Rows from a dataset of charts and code
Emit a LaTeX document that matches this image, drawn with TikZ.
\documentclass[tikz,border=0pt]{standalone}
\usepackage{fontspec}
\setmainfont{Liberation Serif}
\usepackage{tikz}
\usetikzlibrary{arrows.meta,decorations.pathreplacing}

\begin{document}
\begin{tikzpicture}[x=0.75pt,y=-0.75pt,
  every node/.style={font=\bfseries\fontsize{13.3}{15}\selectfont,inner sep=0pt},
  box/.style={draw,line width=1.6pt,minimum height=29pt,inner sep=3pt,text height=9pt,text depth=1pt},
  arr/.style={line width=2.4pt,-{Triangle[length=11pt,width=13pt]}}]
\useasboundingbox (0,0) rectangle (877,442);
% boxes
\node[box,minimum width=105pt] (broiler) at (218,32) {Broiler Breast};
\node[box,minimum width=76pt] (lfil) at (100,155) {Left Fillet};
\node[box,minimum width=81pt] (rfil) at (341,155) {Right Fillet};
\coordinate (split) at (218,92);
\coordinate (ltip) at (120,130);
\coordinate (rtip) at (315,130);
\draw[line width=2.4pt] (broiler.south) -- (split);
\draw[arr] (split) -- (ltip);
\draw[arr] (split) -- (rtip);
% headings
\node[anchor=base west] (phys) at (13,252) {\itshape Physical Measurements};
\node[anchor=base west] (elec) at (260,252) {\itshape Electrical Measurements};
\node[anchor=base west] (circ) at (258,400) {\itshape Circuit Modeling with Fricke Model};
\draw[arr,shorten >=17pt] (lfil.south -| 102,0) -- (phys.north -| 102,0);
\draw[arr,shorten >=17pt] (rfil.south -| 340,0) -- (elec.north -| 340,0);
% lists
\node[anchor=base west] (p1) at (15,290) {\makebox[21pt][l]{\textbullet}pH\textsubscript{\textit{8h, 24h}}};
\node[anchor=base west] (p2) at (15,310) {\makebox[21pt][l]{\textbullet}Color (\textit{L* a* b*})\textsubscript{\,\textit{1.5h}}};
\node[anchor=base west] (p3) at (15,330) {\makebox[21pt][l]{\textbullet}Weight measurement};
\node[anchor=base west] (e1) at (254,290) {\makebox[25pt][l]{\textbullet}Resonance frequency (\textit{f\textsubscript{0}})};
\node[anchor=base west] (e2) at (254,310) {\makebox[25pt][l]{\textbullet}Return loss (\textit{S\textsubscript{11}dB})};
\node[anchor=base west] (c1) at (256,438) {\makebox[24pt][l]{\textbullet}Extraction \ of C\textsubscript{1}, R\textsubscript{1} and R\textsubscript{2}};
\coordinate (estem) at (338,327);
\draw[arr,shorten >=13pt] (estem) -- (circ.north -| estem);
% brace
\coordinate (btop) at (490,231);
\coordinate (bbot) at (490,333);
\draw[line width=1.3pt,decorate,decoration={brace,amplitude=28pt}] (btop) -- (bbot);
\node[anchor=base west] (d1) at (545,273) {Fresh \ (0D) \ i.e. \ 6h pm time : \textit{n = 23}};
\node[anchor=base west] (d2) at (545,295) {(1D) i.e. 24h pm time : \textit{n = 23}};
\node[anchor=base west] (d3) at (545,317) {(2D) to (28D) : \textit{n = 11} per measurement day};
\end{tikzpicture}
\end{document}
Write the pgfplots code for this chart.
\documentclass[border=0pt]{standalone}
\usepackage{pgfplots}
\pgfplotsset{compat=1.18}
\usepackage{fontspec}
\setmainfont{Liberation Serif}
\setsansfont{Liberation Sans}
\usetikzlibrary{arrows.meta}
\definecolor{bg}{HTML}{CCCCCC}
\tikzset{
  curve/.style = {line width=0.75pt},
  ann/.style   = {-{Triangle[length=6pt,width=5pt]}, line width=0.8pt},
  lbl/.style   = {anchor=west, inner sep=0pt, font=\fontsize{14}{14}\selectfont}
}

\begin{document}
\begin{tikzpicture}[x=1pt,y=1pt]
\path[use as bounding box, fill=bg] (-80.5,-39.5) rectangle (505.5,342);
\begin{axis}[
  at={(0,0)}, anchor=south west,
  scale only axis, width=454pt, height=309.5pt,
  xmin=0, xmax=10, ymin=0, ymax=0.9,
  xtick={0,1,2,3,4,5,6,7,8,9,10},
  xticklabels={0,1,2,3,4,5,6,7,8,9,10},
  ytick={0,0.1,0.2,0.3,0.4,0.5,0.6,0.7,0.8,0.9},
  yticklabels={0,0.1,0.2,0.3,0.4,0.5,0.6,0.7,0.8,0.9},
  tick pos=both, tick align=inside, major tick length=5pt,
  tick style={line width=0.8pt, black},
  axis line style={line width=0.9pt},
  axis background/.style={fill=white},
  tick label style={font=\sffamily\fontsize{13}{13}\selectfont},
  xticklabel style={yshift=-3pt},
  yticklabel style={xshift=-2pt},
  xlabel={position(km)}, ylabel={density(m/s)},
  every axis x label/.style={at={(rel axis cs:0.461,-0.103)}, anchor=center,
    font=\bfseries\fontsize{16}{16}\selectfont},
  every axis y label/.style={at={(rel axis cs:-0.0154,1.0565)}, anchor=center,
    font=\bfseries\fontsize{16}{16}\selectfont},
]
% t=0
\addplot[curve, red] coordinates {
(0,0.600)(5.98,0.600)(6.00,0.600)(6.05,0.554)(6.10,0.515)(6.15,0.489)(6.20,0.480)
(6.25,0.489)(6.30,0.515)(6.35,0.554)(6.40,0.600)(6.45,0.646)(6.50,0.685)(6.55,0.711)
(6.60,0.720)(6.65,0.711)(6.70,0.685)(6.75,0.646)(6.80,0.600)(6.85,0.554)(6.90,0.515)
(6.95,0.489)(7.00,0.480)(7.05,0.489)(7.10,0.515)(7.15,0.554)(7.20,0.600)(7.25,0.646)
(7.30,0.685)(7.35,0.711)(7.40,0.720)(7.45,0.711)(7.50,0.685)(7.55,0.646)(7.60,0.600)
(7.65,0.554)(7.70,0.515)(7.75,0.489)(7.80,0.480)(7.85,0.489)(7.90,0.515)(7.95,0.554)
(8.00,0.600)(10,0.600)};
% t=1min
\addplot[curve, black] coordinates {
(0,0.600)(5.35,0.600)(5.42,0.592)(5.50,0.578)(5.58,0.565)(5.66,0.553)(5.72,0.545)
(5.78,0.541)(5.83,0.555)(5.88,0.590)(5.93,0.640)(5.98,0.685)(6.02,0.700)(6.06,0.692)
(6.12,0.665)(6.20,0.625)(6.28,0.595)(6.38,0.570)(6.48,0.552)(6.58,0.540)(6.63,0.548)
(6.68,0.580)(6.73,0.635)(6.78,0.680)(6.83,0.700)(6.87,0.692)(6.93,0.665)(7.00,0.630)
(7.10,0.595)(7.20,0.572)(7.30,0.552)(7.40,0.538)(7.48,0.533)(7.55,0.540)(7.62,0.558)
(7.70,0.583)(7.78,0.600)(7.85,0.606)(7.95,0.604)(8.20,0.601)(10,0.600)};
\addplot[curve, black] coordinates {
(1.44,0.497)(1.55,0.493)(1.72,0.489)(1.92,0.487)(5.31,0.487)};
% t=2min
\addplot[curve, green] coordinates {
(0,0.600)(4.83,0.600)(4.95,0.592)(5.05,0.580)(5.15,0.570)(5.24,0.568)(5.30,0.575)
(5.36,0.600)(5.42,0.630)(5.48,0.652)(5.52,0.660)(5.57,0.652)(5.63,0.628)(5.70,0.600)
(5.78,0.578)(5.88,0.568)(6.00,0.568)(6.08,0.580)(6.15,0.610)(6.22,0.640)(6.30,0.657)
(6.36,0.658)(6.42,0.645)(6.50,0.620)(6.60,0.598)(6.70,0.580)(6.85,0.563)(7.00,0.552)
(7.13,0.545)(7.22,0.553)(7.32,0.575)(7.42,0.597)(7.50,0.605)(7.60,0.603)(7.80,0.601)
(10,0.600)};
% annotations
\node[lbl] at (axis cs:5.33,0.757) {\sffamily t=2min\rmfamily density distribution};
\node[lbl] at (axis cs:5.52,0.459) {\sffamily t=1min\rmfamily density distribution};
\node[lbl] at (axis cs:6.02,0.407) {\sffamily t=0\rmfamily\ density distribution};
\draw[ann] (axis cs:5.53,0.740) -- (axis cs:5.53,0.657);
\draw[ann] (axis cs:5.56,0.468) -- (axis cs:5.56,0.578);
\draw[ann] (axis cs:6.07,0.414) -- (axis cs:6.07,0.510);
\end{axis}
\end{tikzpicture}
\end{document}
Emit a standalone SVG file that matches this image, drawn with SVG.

§ EXERCISE BRIEF
In the listing above, locate each line with "drawn" and copy it.

§ TASK ANSWER
Emit a LaTeX document that matches this image, drawn with TikZ.
Emit a standalone SVG file that matches this image, drawn with SVG.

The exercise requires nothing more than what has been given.